Церковь была не полна. Кунина, при взгляде на прихожан, поразило на первых порах одно странное обстоятельство: он увидел только стариков и детей… Где же рабочий возраст? Где юность и мужество? Но, постояв немного и вглядевшись попристальней в старческие лица, Кунин увидел, что молодых он принял за старых. Впрочем, этому маленькому оптическому обману он не придал особого значения.
Внутри церковь была так же ветха и сера, как и снаружи. На иконостасе и на бурых стенах не было ни одного местечка, которого бы не закоптило и не исцарапало время. Окон было много, но общий колорит казался серым, и поэтому в церкви стояли сумерки.
«Кто чист душою, тому хорошо здесь молиться… – думал Кунин. – Как в Риме у св. Петра поражает величие, так здесь трогают эти смирение и простота».
Но молитвенное настроение его рассеялось в дым, когда отец Яков вошел в алтарь и начал обедню. По молодости лет, попав в священники прямо с семинарской скамьи, отец Яков не успел еще усвоить себе определенную манеру служить. Читая, он как будто выбирал, на каком голосе ему остановиться, на высоком теноре или жидком баске; кланялся он неумело, ходил быстро, Царские врата открывал и закрывал порывисто… Старый дьячок, очевидно больной и глухой, плохо слышал его возгласы, отчего не обходилось без маленьких недоразумений. Не успеет отец Яков прочесть, что нужно, а уж дьячок поет свое, или же отец Яков давно уже кончил, а старик тянется ухом в сторону алтаря, прислушивается и молчит, пока его не дернут за полу. У старика был глухой, болезненный голос, с одышкой, дрожащий и шепелявый… В довершение неблаголепия дьячку подтягивал очень маленький мальчик, голова которого едва виднелась из-за перилы клироса. Мальчик пел высоким визгливым дискантом и словно старался не попадать в тон. Кунин постоял немного, послушал и вышел покурить. Он был уже разочарован и почти с неприязнью глядел на серую церковь.
– Жалуются на падение в народе религиозного чувства… – вздохнул он. – Еще бы! Они бы еще больше понасажали сюда таких попов!
Раза три потом входил Кунин в церковь, и вся кий раз его сильно потягивало вон на свежий воздух. Дождавшись конца обедни, он отправился к отцу Якову. Дом священника снаружи ничем не отличался от крестьянских изб, только солома на крыше лежала ровнее да на окнах белели занавесочки. Отец Яков ввел Кунина в маленькую светлую комнату с глиняным полом и со стенами, оклеенными дешевыми обоями; несмотря на кое-какие потуги к роскоши, вроде фотографий в рамочках да часов с прицепленными к гире ножницами, обстановка поражала своею скудостью.

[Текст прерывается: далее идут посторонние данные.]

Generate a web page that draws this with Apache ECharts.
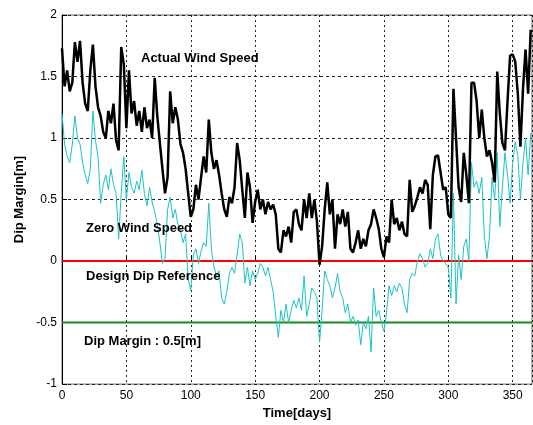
<!DOCTYPE html>
<html>
<head>
<meta charset="utf-8">
<script src="https://cdn.jsdelivr.net/npm/echarts@6/dist/echarts.min.js"></script>
<style>
html, body { margin: 0; padding: 0; background: #fff; }
#dip-margin-chart { width: 533px; height: 425px; }
</style>
</head>
<body>
<div id="dip-margin-chart"></div>
<script>
// sample days (every 2 days)
const days = [
  0, 2, 4, 6, 8, 10, 12, 14, 16, 18, 20, 22, 24, 26, 28, 30, 32, 34, 36, 38,
  40, 42, 44, 46, 48, 50, 52, 54, 56, 58, 60, 62, 64, 66, 68, 70, 72, 74, 76, 78,
  80, 82, 84, 86, 88, 90, 92, 94, 96, 98, 100, 102, 104, 106, 108, 110, 112, 114, 116, 118,
  120, 122, 124, 126, 128, 130, 132, 134, 136, 138, 140, 142, 144, 146, 148, 150, 152, 154, 156, 158,
  160, 162, 164, 166, 168, 170, 172, 174, 176, 178, 180, 182, 184, 186, 188, 190, 192, 194, 196, 198,
  200, 202, 204, 206, 208, 210, 212, 214, 216, 218, 220, 222, 224, 226, 228, 230, 232, 234, 236, 238,
  240, 242, 244, 246, 248, 250, 252, 254, 256, 258, 260, 262, 264, 266, 268, 270, 272, 274, 276, 278,
  280, 282, 284, 286, 288, 290, 292, 294, 296, 298, 300, 302, 304, 306, 308, 310, 312, 314, 316, 318,
  320, 322, 324, 326, 328, 330, 332, 334, 336, 338, 340, 342, 344, 346, 348, 350, 352, 354, 356, 358,
  360, 362, 364
];

// Actual Wind Speed (black)
const actualWind = [
  1.73, 1.42, 1.55, 1.38, 1.45, 1.78, 1.62, 1.79, 1.45, 1.28, 1.22, 1.55, 1.76, 1.42, 1.25, 1.18, 1.05, 1.00, 1.22, 1.12,
  1.28, 0.98, 0.90, 1.74, 1.60, 1.08, 1.55, 1.20, 1.30, 1.10, 1.22, 1.05, 1.25, 1.08, 1.15, 1.00, 1.49, 1.18, 0.96, 0.75,
  0.55, 0.68, 1.38, 1.12, 1.25, 1.15, 0.95, 0.88, 0.75, 0.55, 0.36, 0.42, 0.62, 0.50, 0.68, 0.85, 0.72, 1.15, 0.88, 0.75,
  0.82, 0.70, 0.55, 0.42, 0.36, 0.52, 0.47, 0.60, 0.96, 0.82, 0.58, 0.35, 0.72, 0.60, 0.31, 0.48, 0.58, 0.42, 0.50, 0.38,
  0.48, 0.42, 0.46, 0.38, 0.10, 0.07, 0.25, 0.20, 0.28, 0.15, 0.40, 0.42, 0.30, 0.25, 0.50, 0.35, 0.55, 0.35, 0.50, 0.32,
  -0.03, 0.12, 0.42, 0.64, 0.38, 0.50, 0.10, 0.38, 0.30, 0.42, 0.28, 0.40, 0.10, 0.07, 0.15, 0.25, 0.10, 0.18, 0.12, 0.25,
  0.30, 0.42, 0.35, 0.26, 0.10, 0.03, 0.20, 0.15, 0.50, 0.30, 0.35, 0.25, 0.32, 0.22, 0.20, 0.66, 0.40, 0.45, 0.52, 0.60,
  0.55, 0.66, 0.62, 0.26, 0.70, 0.85, 0.86, 0.72, 0.58, 0.60, 0.38, 0.35, 1.40, 1.00, 0.60, 0.48, 0.88, 0.70, 0.47, 1.45,
  1.45, 1.30, 1.00, 1.23, 1.00, 0.85, 0.90, 0.80, 0.64, 1.54, 1.20, 0.96, 0.90, 1.30, 1.67, 1.68, 1.62, 1.36, 0.93, 1.40,
  1.72, 1.36, 1.88
];

// Zero Wind Speed (cyan)
const zeroWind = [
  1.20, 0.95, 0.85, 0.80, 0.95, 1.18, 1.00, 0.95, 0.80, 0.70, 0.63, 0.75, 1.22, 0.98, 0.85, 0.47, 0.62, 0.70, 0.58, 0.75,
  0.62, 0.55, 0.18, 0.55, 0.85, 0.50, 0.72, 0.60, 0.55, 0.65, 0.58, 0.74, 0.55, 0.45, 0.60, 0.48, 0.40, 0.30, 0.15, -0.02,
  0.02, 0.42, 0.52, 0.35, 0.42, 0.30, 0.25, 0.15, 0.22, -0.15, -0.24, 0.05, 0.10, -0.02, 0.08, 0.15, 0.12, 0.47, 0.10, -0.05,
  -0.12, -0.08, -0.30, -0.35, -0.25, -0.10, -0.05, -0.10, 0.05, 0.22, 0.15, -0.18, -0.05, -0.20, -0.08, -0.15, -0.10, -0.02, -0.05, -0.12,
  -0.05, -0.15, -0.25, -0.45, -0.62, -0.40, -0.50, -0.35, -0.50, -0.40, -0.32, -0.38, -0.30, -0.40, -0.12, -0.45, -0.35, -0.22, -0.25, -0.30,
  -0.66, -0.40, -0.08, -0.15, -0.20, -0.30, -0.22, -0.10, -0.25, -0.30, -0.42, -0.35, -0.50, -0.45, -0.52, -0.48, -0.68, -0.50, -0.55, -0.45,
  -0.74, -0.22, -0.45, -0.40, -0.50, -0.57, -0.42, -0.20, -0.28, -0.20, -0.25, -0.18, -0.22, -0.35, -0.42, -0.15, -0.10, -0.12, 0.00, 0.06,
  0.02, -0.05, -0.02, 0.10, 0.02, 0.18, 0.22, 0.05, 0.00, -0.02, -0.05, -0.30, 0.55, -0.35, 0.05, -0.15, 0.12, 0.18, 0.00, 0.80,
  0.60, 0.65, 0.55, 0.68, 0.20, 0.02, 0.20, 0.68, 0.50, 0.88, 0.28, 0.60, 0.88, 0.70, 0.47, 0.80, 0.97, 0.85, 0.50, 0.80,
  1.00, 0.70, 1.04
];

const designDipRef = 0;     // red reference line
const dipMarginLevel = -0.5; // green margin line
const xMin = 0, xMax = 365, xStep = 50;
const yMin = -1, yMax = 2, yStep = 0.5;

const fontFamily = '"Liberation Sans", Arial, sans-serif';

let chart = echarts.init(document.getElementById('dip-margin-chart'));
let option = {
  animation: false,
  backgroundColor: '#fff',
  grid: {
    left: 62,
    right: 1,
    top: 15,
    bottom: 40,
    show: true,
    borderColor: '#666',
    borderWidth: 1
  },
  xAxis: {
    type: 'value',
    min: xMin,
    max: xMax,
    interval: xStep,
    name: 'Time[days]',
    nameLocation: 'middle',
    nameGap: 21,
    nameTextStyle: { color: '#000', fontWeight: 'bold', fontSize: 13, fontFamily: fontFamily },
    axisLine: { lineStyle: { color: '#000', width: 1 } },
    axisTick: { inside: true, length: 5, lineStyle: { color: '#000' } },
    axisLabel: { color: '#000', fontSize: 12, margin: 6, fontFamily: fontFamily, showMaxLabel: false },
    splitLine: { show: true, lineStyle: { color: '#222', type: [2, 3], width: 1 } }
  },
  yAxis: {
    type: 'value',
    min: yMin,
    max: yMax,
    interval: yStep,
    name: 'Dip Margin[m]',
    nameLocation: 'middle',
    nameGap: 35,
    nameRotate: 90,
    nameTextStyle: { color: '#000', fontWeight: 'bold', fontSize: 13, fontFamily: fontFamily },
    axisLine: { show: true, lineStyle: { color: '#000', width: 1 } },
    axisTick: { show: true, inside: true, length: 5, lineStyle: { color: '#000' } },
    axisLabel: { color: '#000', fontSize: 12, margin: 5, fontFamily: fontFamily },
    splitLine: { show: true, lineStyle: { color: '#222', type: [3, 3], width: 1 } }
  },
  series: [
    {
      name: 'Design Dip Reference',
      type: 'line',
      symbol: 'none',
      silent: true,
      data: [[xMin, designDipRef], [xMax, designDipRef]],
      lineStyle: { color: '#ff0000', width: 2 }
    },
    {
      name: 'Dip Margin',
      type: 'line',
      symbol: 'none',
      silent: true,
      data: [[xMin, dipMarginLevel], [xMax, dipMarginLevel]],
      lineStyle: { color: '#1a8a1a', width: 2 }
    },
    {
      name: 'Zero Wind Speed',
      type: 'line',
      symbol: 'none',
      data: days.map((d, i) => [d, zeroWind[i]]),
      lineStyle: { color: '#1ec3c3', width: 1 }
    },
    {
      name: 'Actual Wind Speed',
      type: 'line',
      symbol: 'none',
      data: days.map((d, i) => [d, actualWind[i]]),
      lineStyle: { color: '#000', width: 2.5 }
    }
  ],
  graphic: [
    { type: 'text', x: 141, y: 58, z: 100, style: { text: 'Actual Wind Speed', fill: '#000', font: 'bold 13px ' + fontFamily, verticalAlign: 'middle' } },
    { type: 'text', x: 86, y: 228, z: 100, style: { text: 'Zero Wind Speed', fill: '#000', font: 'bold 13px ' + fontFamily, verticalAlign: 'middle' } },
    { type: 'text', x: 86, y: 276, z: 100, style: { text: 'Design Dip Reference', fill: '#000', font: 'bold 13px ' + fontFamily, verticalAlign: 'middle' } },
    { type: 'text', x: 84, y: 341, z: 100, style: { text: 'Dip Margin : 0.5[m]', fill: '#000', font: 'bold 13px ' + fontFamily, verticalAlign: 'middle' } }
  ]
};
chart.setOption(option);
</script>
</body>
</html>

Глядя на мебель, можно было подумать, что отец Яков ходил по дворам и собирал ее по частям: в одном месте дали ему круглый стол на трех ногах, в другом – табурет, в третьем – стул с сильно загнутой назад спинкой, в четвертом – стул с прямой спинкой, но с вдавленным сиденьем, а в пятом – расщедрились и дали какое-то подобие дивана с плоской спинкой и с решетчатым сиденьем. Это подобие было выкрашено в темно-красный цвет и сильно пахло краской. Кунин сначала хотел сесть на один из стульев, но подумал и сел на табурет.
– Вы это первый раз в нашем храме? – спросил отец Яков, вешая свою шляпу на большой уродливый гвоздик.
– Да, в первый. Вот что, батюшка… Прежде чем мы приступим к делу, угостите меня чаем, а то у меня вся душа высохла.
Отец Яков заморгал глазами, крякнул и пошел за перегородку. Послышалось шушуканье…
«Должно быть, с попадьей… – подумал Кунин. – Интересно бы поглядеть, какая у этого рыжего попадья…»
Немного погодя отец Яков вышел из-за перегородки красный, потный и, силясь улыбнуться, сел против Кунина на край дивана.
– Сейчас поставят самовар, – сказал он, не глядя на своего гостя.